ERROR: LoadError: ArgumentError: length argument to Parsers.PosLen (16340010) is too large; max length allowed is 1048575
Stacktrace:
  [1] lentoolarge(len::Int64)
    @ Parsers ~/.julia/packages/Parsers/a3jNK/src/utils.jl:302
  [2] PosLen
    @ ~/.julia/packages/Parsers/a3jNK/src/utils.jl:306 [inlined]
  [3] xparse(::Type{String}, source::Vector{UInt8}, pos::Int64, len::Int64, options::Parsers.Options, ::Type{Parsers.PosLen})
    @ Parsers ~/.julia/packages/Parsers/a3jNK/src/strings.jl:262
  [4] xparse
    @ ~/.julia/packages/Parsers/a3jNK/src/strings.jl:3 [inlined]
  [5] parsevalue!(#unused#::Type{String}, buf::Vector{UInt8}, pos::Int64, len::Int64, row::Int64, rowoffset::Int64, i::Int64, col::CSV.Column, ctx::CSV.Context)
    @ CSV ~/.julia/packages/CSV/9LsxT/src/file.jl:817
  [6] parserow
    @ ~/.julia/packages/CSV/9LsxT/src/file.jl:688 [inlined]

I’m not sure how to tell what is going wrong here as this is my first foray into Julia, so I have theories that I’m not sure how to chase.

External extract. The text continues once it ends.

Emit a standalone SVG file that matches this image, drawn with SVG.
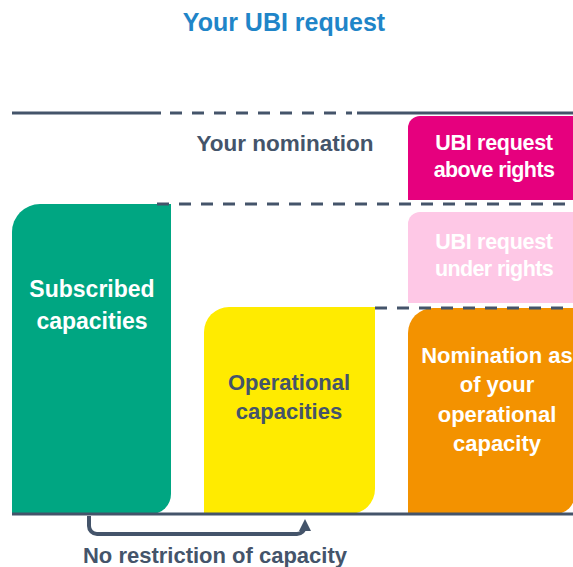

Is it a limitation in the number of rows that can be read at one time? Is the parser getting tripped up on a particular row that isn’t parsing correctly in Julia? The Pandas dataframe fits in memory, but is it possible Julia has tighter memory requirements? Is this just the wrong Julia API for loading large datasets?

Any suggestions on how to proceed would be appreciated, thanks

1 Like

Looks like integer overflow according to line 1.
I would file a bug report on GitHub

Getting pretty much exactly the same thing running this code:

df = CSV.read("file.csv", ignoreemptyrows=true, missingstring="None", select=["host", "id", "created_at", "in_reply_to_id", "url", "uri"], DataFrame, ntasks=1)

File seems quite similar to the other ones I’ve run this command on no problem. Here is the error output:

ERROR: ArgumentError: length argument to Parsers.PosLen (1749599) is too large; max length allowed is 1048575
Stacktrace:
  [1] lentoolarge(len::Int64)
    @ Parsers ~/.julia/packages/Parsers/4bHKe/src/utils.jl:302
  [2] PosLen
    @ ~/.julia/packages/Parsers/4bHKe/src/utils.jl:306 [inlined]
  [3] xparse(::Type{String}, source::Vector{UInt8}, pos::Int64, len::Int64, options::Parsers.Options, ::Type{Parsers.PosLen})
    @ Parsers ~/.julia/packages/Parsers/4bHKe/src/strings.jl:288
  [4] xparse
    @ ~/.julia/packages/Parsers/4bHKe/src/strings.jl:3 [inlined]
  [5] parsevalue!
    @ ~/.julia/packages/CSV/jFiCn/src/file.jl:763 [inlined]
  [6] parserow
    @ ~/.julia/packages/CSV/jFiCn/src/file.jl:596 [inlined]
  [7] parsefilechunk!(ctx::CSV.Context, pos::Int64, len::Int64, rowsguess::Int64, rowoffset::Int64, columns::Vector{CSV.Column}, #unused#::Type{Tuple{}})
    @ CSV ~/.julia/packages/CSV/jFiCn/src/file.jl:551
  [8] CSV.File(ctx::CSV.Context, chunking::Bool)
    @ CSV ~/.julia/packages/CSV/jFiCn/src/file.jl:291
  [9] File
    @ ~/.julia/packages/CSV/jFiCn/src/file.jl:226 [inlined]
 [10] #File#25
    @ ~/.julia/packages/CSV/jFiCn/src/file.jl:222 [inlined]
 [11] read(source::String, sink::Type; copycols::Bool, kwargs::Base.Pairs{Symbol, Any, NTuple{4, Symbol}, NamedTuple{(:ignoreemptyrows, :missingstring, :select, :ntasks), Tuple{Bool, String, Vector{String}, Int64}}})
    @ CSV ~/.julia/packages/CSV/jFiCn/src/CSV.jl:91
 [12] top-level scope
    @ REPL[7]:1

Don’t even know where to start with this one.